## SUPPLIED DATA
• • • •
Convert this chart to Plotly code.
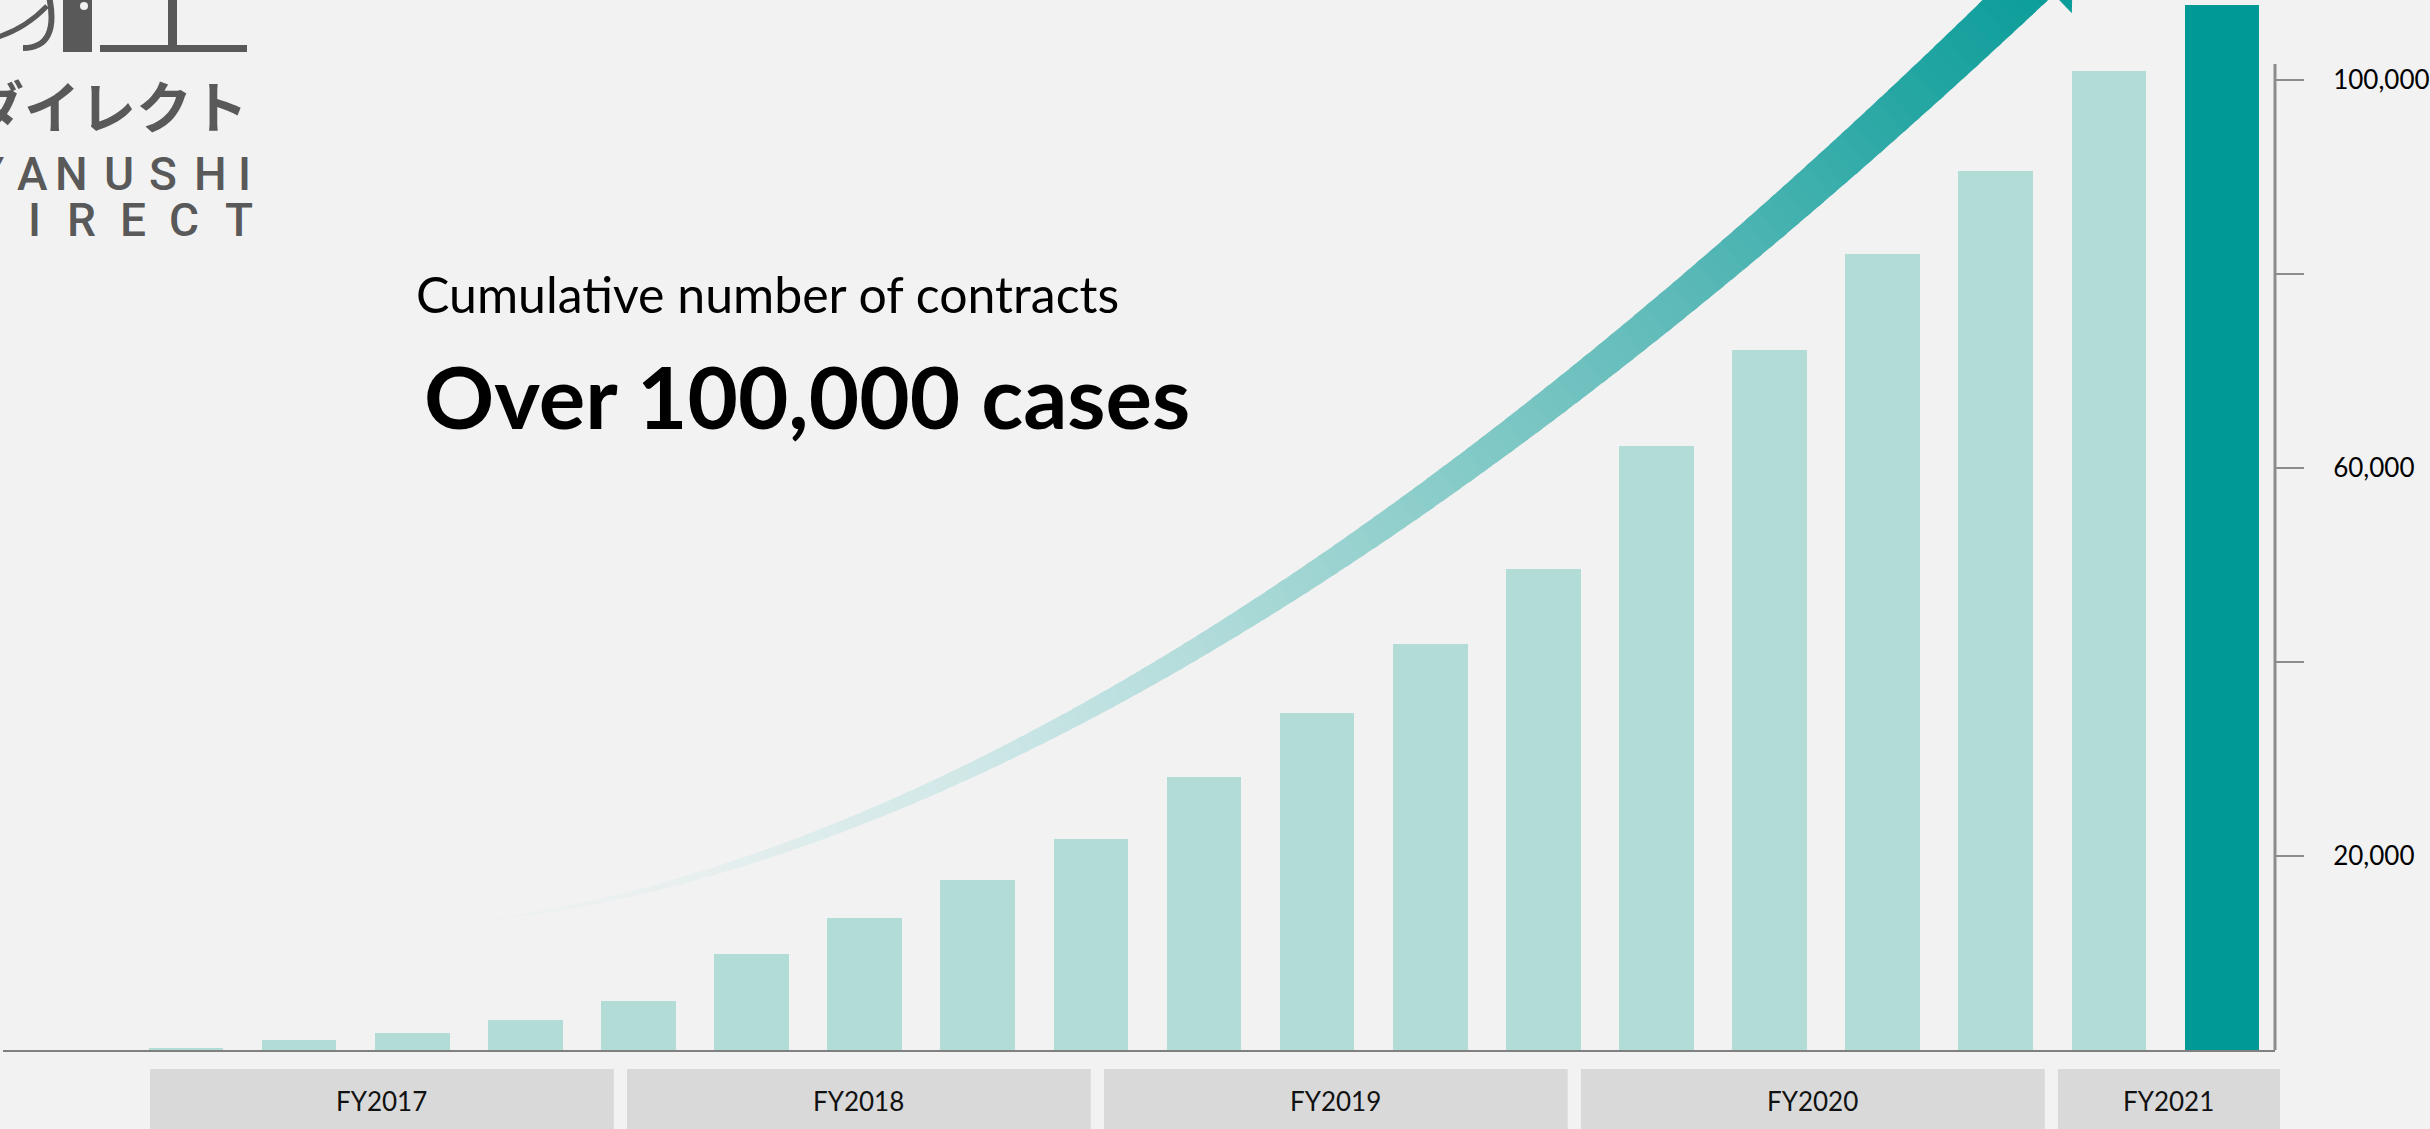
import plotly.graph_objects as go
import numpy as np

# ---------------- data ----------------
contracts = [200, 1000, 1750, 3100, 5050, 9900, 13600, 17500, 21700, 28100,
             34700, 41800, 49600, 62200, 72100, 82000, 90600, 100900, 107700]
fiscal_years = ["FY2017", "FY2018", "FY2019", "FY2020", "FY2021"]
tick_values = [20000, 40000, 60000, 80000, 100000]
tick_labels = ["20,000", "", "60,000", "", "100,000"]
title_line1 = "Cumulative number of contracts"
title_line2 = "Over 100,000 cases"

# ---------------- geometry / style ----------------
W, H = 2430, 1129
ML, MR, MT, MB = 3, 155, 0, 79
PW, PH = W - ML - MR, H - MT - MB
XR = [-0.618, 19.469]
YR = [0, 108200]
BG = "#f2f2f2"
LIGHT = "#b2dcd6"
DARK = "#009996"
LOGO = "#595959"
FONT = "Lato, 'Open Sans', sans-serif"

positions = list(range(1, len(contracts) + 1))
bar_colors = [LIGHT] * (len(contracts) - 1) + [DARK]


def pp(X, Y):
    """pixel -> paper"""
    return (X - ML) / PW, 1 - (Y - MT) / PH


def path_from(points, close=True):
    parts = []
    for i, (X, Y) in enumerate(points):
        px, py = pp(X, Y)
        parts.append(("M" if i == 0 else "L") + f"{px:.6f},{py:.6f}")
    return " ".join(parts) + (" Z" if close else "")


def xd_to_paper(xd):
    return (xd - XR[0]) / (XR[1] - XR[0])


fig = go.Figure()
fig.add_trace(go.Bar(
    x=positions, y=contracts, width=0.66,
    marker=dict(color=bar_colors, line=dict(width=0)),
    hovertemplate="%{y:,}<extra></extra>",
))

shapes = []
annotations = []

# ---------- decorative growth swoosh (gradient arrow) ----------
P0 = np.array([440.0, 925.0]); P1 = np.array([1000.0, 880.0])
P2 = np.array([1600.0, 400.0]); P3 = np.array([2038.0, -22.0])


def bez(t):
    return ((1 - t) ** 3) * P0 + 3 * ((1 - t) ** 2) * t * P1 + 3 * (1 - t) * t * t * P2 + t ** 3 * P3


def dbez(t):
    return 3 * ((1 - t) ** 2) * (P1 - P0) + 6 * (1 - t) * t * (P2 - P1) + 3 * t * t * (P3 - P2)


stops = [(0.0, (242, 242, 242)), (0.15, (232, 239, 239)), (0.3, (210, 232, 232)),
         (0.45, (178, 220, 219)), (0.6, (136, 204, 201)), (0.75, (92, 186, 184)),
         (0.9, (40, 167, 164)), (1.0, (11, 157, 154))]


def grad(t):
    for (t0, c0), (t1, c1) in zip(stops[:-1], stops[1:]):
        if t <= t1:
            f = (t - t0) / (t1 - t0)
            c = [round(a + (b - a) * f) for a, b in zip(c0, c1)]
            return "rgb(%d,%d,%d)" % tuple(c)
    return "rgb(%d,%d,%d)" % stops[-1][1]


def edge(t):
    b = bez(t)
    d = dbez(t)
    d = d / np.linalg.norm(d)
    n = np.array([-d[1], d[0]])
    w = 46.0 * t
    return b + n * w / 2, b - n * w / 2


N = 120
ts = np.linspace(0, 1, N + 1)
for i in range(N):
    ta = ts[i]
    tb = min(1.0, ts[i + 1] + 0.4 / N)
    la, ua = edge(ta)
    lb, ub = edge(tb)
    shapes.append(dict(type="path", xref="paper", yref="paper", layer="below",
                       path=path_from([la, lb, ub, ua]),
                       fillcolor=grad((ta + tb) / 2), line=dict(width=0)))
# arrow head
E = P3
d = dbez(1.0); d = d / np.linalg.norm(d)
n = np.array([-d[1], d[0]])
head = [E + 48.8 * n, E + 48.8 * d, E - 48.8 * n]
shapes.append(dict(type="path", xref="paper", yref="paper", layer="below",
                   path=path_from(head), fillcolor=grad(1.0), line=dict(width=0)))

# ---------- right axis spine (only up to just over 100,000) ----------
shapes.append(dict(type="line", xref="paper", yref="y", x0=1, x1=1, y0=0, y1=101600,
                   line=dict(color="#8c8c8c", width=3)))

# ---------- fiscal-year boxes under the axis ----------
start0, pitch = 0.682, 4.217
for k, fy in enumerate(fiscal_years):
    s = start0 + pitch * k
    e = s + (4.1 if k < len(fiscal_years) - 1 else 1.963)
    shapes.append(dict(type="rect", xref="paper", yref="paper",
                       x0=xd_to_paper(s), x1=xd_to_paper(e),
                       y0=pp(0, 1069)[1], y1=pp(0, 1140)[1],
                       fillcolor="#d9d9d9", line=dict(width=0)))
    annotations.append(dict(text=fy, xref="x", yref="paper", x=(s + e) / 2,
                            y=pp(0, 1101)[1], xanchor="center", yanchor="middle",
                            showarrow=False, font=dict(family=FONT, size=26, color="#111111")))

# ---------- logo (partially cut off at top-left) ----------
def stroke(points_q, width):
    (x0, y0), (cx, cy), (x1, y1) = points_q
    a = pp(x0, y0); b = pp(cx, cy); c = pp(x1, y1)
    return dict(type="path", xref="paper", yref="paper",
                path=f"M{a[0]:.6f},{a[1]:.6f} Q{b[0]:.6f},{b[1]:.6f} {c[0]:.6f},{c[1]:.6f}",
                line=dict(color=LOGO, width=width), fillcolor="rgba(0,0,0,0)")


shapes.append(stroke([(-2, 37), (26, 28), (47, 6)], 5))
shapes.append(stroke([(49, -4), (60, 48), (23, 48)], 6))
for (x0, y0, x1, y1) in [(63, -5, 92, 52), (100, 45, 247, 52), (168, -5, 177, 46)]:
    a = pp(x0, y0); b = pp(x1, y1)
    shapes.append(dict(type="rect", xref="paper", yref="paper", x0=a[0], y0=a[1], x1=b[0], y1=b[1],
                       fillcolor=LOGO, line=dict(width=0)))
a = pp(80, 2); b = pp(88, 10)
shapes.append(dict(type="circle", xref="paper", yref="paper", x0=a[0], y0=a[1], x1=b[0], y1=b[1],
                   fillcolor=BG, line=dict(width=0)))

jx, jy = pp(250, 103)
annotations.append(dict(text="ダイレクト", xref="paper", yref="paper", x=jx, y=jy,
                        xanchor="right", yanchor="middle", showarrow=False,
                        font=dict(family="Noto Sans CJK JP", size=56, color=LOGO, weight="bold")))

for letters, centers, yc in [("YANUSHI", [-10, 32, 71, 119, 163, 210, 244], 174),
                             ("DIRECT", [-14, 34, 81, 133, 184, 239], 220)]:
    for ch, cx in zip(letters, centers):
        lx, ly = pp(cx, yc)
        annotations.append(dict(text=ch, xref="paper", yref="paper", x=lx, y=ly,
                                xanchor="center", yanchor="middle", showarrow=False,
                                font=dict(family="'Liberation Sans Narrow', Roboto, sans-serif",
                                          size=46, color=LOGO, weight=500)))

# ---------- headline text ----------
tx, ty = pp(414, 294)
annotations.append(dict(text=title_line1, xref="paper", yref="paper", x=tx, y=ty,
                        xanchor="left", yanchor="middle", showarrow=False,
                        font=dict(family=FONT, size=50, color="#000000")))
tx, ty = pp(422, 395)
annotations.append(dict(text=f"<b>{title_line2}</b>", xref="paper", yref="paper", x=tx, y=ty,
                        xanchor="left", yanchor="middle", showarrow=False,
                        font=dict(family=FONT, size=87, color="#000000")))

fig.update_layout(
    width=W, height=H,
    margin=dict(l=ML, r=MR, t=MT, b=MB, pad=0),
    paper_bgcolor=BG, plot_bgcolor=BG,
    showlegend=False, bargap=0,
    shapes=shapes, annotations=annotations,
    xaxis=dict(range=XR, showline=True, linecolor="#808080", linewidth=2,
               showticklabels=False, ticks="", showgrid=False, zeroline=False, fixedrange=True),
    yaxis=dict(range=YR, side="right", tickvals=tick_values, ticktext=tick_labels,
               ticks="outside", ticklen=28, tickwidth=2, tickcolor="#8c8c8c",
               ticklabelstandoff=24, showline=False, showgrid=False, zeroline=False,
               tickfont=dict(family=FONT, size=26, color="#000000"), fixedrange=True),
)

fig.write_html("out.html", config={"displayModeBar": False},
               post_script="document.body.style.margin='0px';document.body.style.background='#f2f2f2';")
• • • •
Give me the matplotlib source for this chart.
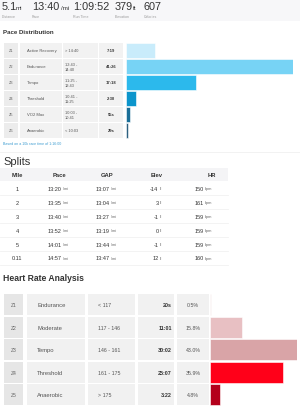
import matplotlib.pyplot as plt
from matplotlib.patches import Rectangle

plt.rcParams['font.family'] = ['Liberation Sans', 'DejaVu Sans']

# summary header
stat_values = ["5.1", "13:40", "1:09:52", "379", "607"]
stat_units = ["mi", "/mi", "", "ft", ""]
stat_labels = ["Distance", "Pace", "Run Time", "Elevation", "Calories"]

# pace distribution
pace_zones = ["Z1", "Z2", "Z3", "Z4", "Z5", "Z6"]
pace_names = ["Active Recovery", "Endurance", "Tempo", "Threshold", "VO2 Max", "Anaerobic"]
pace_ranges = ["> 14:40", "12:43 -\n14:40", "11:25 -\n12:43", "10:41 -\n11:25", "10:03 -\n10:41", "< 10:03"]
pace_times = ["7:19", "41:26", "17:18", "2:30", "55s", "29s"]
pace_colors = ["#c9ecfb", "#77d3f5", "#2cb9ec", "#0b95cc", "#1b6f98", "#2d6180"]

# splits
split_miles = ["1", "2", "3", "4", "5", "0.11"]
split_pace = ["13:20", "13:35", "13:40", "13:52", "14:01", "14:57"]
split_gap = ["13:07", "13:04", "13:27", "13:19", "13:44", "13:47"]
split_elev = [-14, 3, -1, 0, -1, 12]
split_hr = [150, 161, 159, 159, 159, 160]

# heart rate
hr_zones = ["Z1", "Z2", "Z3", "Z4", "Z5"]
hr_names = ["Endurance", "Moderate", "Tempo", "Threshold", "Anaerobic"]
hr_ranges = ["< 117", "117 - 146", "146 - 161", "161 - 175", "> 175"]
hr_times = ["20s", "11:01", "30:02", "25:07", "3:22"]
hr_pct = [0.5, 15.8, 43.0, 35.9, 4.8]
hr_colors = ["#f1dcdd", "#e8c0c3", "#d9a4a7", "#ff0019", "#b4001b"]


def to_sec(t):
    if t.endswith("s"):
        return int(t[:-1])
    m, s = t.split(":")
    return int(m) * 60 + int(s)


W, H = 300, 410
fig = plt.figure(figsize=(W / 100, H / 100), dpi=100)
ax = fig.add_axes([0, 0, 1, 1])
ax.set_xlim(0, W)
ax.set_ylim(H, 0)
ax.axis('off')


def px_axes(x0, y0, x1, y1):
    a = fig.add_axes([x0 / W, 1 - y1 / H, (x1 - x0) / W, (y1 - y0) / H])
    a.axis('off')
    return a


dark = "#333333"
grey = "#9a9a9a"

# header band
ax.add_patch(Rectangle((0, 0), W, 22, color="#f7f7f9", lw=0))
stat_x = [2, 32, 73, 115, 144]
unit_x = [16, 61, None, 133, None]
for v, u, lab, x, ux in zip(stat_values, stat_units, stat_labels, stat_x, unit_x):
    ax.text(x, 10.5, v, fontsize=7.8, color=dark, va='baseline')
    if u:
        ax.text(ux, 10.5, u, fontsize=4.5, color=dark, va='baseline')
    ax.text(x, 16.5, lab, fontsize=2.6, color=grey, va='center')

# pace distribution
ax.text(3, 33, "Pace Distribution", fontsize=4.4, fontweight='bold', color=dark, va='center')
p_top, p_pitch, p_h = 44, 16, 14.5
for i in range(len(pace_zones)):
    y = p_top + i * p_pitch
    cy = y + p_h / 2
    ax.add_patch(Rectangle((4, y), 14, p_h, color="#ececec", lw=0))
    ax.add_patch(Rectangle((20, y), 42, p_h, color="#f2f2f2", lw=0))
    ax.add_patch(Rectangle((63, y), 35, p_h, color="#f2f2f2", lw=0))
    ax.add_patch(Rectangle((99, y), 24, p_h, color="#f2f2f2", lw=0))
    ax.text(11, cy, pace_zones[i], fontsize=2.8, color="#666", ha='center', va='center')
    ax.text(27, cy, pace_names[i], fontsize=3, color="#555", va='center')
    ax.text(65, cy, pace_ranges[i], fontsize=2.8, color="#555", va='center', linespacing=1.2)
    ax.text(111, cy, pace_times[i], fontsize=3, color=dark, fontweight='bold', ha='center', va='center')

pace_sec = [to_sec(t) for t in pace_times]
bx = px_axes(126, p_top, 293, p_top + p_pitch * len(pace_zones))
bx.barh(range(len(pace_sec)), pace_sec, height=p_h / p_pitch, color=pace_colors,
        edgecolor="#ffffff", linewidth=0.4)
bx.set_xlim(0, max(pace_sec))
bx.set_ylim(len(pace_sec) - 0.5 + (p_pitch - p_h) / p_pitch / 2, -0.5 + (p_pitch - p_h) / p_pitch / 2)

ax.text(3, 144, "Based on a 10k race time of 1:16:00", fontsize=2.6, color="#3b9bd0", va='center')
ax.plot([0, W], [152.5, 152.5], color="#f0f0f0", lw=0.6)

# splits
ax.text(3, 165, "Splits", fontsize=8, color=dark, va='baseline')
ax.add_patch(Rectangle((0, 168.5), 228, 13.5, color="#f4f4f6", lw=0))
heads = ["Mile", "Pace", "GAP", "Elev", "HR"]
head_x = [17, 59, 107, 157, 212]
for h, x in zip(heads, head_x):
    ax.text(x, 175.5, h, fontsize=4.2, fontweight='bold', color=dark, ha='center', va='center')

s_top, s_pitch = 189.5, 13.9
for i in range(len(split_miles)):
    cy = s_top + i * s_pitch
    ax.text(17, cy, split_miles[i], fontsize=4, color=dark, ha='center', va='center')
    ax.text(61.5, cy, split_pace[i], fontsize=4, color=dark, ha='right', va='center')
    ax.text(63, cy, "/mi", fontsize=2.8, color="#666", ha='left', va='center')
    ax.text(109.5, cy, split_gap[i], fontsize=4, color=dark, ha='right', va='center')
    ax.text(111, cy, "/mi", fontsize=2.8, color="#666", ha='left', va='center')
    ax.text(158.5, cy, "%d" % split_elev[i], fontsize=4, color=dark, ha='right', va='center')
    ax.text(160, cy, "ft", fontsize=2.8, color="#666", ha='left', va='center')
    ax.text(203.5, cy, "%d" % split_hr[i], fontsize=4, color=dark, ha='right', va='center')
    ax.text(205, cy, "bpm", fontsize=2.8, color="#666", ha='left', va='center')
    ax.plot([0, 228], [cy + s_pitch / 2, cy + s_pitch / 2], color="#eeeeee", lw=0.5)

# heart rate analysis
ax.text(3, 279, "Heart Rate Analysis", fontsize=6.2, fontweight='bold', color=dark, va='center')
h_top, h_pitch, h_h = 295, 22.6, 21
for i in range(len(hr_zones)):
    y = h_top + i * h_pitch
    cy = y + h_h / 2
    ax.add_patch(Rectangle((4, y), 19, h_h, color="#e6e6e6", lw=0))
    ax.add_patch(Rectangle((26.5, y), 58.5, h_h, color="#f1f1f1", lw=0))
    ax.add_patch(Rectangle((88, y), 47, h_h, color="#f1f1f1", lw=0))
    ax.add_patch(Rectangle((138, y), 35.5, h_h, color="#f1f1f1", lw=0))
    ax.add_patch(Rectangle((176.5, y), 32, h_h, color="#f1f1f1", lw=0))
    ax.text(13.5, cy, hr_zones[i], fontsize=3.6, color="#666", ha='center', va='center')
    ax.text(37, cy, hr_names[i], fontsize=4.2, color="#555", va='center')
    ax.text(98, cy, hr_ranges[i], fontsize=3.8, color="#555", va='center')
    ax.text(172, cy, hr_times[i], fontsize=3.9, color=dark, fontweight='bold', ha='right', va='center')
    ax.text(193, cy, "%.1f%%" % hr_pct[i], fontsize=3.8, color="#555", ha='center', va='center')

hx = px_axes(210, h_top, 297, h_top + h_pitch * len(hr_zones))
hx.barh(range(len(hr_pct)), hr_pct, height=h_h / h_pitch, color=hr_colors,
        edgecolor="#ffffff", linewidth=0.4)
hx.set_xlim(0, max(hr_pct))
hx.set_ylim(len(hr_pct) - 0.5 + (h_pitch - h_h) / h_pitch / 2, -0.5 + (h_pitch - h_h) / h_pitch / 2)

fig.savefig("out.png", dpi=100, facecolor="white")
• • • •
Reproduce, word for word, only the lines in the records above from the line with "Give me the matplotlib source for this chart." through the line with "plt.rcParams['font.family'] = ['Liberation", including both ends; omit the pictures.

Give me the matplotlib source for this chart.
import matplotlib.pyplot as plt
from matplotlib.patches import Rectangle

plt.rcParams['font.family'] = ['Liberation Sans', 'DejaVu Sans']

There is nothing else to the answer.